Something else about the Rugby World Cup has really registered with the media (who’ve been all over it) and with those of us who either coach or bawl from the touchlines; the Skills Divide.

The domination of the tournament by southern hemisphere sides has been accompanied by significant rumination from the northern press – as though there’s been some uniformly powerful lightbulb moment. It’s clearly dawned that the key difference is in skills, by which I think folks mean the freedom and excellence of successful execution.  Most of us will imagine what we might call expressive skills; stuff we called natural ability until that became an area overloaded with difficulties.

Everyone from Brian Moore to Paul Hayward to well, everyone has been banging on about the skills that get you tries or opportunities (even) when things are tight. Skills that separate. Skills which may range from soft, intuitive hands to mind-blowing composure and decision-making.

It may be kinda funny that in the Everything Accounted For age, with typically more coaches and trainers and ‘support staff’ in place than can possibly be justified, we have such a universally recognised DOH!! How did we miss that one?!? moment.

Everybody’s leapt upon the essential ‘truth’ of it; Wales were great but couldn’t finish, Ireland were outclassed by The Pumas(!), Scotland have transformed and may have been robbed, England and France were embarrassing. But mostly, The North lacked brilliance.

Somebody soon enough will make a counter-argument to the current rash of theories aligned around Northern Bash undone by Southern Flash. In fact, because it’s plainly a tad simplistic I may even do it myself. But if we accept that there is a case to answer, here – i.e that we in the North are producing less gifted or less ingenious/expressive rugby players – why would that be? Does this transfer across into other team sports? How come our talent is less talented (or less able to perform) than (say) Kiwi talent?

The theses are already underway, right?

I can speak of but not for the ECB Coaching set-up on the ideas around the facilitation of talent. Here there is an acceptance that diverse opportunities for sport and broad development – towards being a better human, actually – fit with the pathway towards brilliance. Coaching is (or aims to be) more generous than previously; less prescriptive. Core Principles are offered to players as a support, through which those same players should find a way that works – that feels like them. This counts for a pretty radical shift when compared to decades of technical models and acutely fine-tuned ‘demonstration’.

Plenty of coaches are concerned that the growth of a globalised, t’internetted Sports Development Corporation necessarily means things get genericised, flawed by soundbites, or compromised as we all seek to do the Right Thing. We all finish up saying the same thing in order to sound credible – or we all seek to sound ‘left-field’ enough to stand out. We’re all too painfully aware.
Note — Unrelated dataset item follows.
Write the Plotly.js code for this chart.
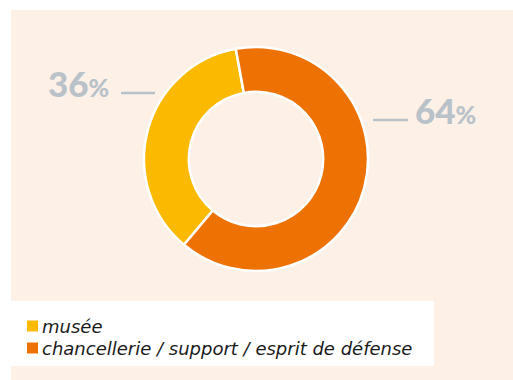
<!DOCTYPE html>
<html><head><meta charset="utf-8">
<script src="https://cdn.plot.ly/plotly-3.0.1.min.js"></script>
<style>html,body{margin:0;padding:0;background:#fff;}#chart{width:513px;height:380px;}</style>
</head><body><div id="chart"></div>
<script>
const categories = ["musée", "chancellerie / support / esprit de défense"];
const values = [36, 64];
const colors = ["#FBB900", "#EE7203"];
const pctLabels = ["36", "64"];

const W = 513, H = 380;
const px = v => v / W, py = v => 1 - v / H;

const trace = {
  type: "pie",
  labels: categories,
  values: values,
  sort: false,
  direction: "counterclockwise",
  rotation: -140,
  hole: 0.6,
  textinfo: "none",
  hoverinfo: "none",
  showlegend: false,
  marker: {colors: colors, line: {color: "#ffffff", width: 2.5}},
  domain: {x: [px(256-112), px(256+112)], y: [py(159+112), py(159-112)]}
};

const pctFont = {family: "Lato, 'Open Sans', sans-serif", size: 35, color: "#B9C2C8", weight: 900};
const shapes = [
  {type: "rect", xref: "paper", yref: "paper", x0: px(11), x1: px(513), y0: py(380), y1: py(10),
   fillcolor: "#FDF0E7", line: {width: 0}, layer: "below"},
  {type: "rect", xref: "paper", yref: "paper", x0: px(11), x1: px(434), y0: py(366), y1: py(301),
   fillcolor: "#ffffff", line: {width: 0}, layer: "below"},
  {type: "line", xref: "paper", yref: "paper", x0: px(121), x1: px(155), y0: py(93), y1: py(93),
   line: {color: "#B9C2C8", width: 2.5}},
  {type: "line", xref: "paper", yref: "paper", x0: px(373), x1: px(408), y0: py(120), y1: py(120),
   line: {color: "#B9C2C8", width: 2.5}}
];
const annotations = [
  {xref: "paper", yref: "paper", x: px(111), y: py(83), xanchor: "right", yanchor: "middle",
   text: pctLabels[0] + "<span style='font-size:25px'>%</span>",
   showarrow: false, font: pctFont},
  {xref: "paper", yref: "paper", x: px(413), y: py(110), xanchor: "left", yanchor: "middle",
   text: pctLabels[1] + "<span style='font-size:25px'>%</span>",
   showarrow: false, font: pctFont}
];
// legend rows
categories.forEach((c, i) => {
  const cy = 326 + i * 22;
  shapes.push({type: "rect", xref: "paper", yref: "paper", x0: px(27), x1: px(38),
    y0: py(cy + 5.5), y1: py(cy - 5.5), fillcolor: colors[i], line: {width: 0}});
  annotations.push({xref: "paper", yref: "paper", x: px(41), y: py(cy), xanchor: "left", yanchor: "middle",
    text: c, showarrow: false, borderpad: 0,
    font: {family: "'DejaVu Sans', sans-serif", size: 18, color: "#1a1a1a", style: "italic", weight: 200}});
});

const layout = {
  width: W, height: H,
  margin: {l: 0, r: 0, t: 0, b: 0},
  paper_bgcolor: "#ffffff",
  plot_bgcolor: "#ffffff",
  showlegend: false,
  shapes: shapes,
  annotations: annotations
};

Plotly.newPlot("chart", [trace], layout, {displayModeBar: false, staticPlot: true});
</script>
</body></html>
I have seen enough to acknowledge both shortcomings in what the ECB call their ‘player-centred’ approach and in the creep towards multiskills BUT have no doubt that this loosening of the technical shackles is helpful in terms of unleashing or freeing talent. Of course this talent might be guided by what we might call technical specialists but let them not clutter up the mind of the athlete. Let them offer up their gift.

It may be foolish to meander between sports but I make no apology. I remain alive to the possibility of wonder through daft stuff like rugby and cricket, as well as through cerebral revelation via culture. I make no qualitative distinctions between them. They both still make me smile – as does the following wee notion.

Graham Henry (who has written so outstandingly on #RugbyWorldCup2015 and matters beyond, recently) has coached at the elitest of elite levels, yes? Known for his intelligence, thoroughness, experience, success(!) etc etc. Whilst All Blacks coach he was approached by key players, after a significant disappointment, as he no doubt planned his next Churchillian, team-gathering riposte. They asked him who the speechifying was for – them or him? They asked him – Graham Henry, aged 50-odd, at the height of his powers – if maybe he should say a bit less and trust a bit more. Graham Henry now doesn’t do team talks. He builds teams… from individuals.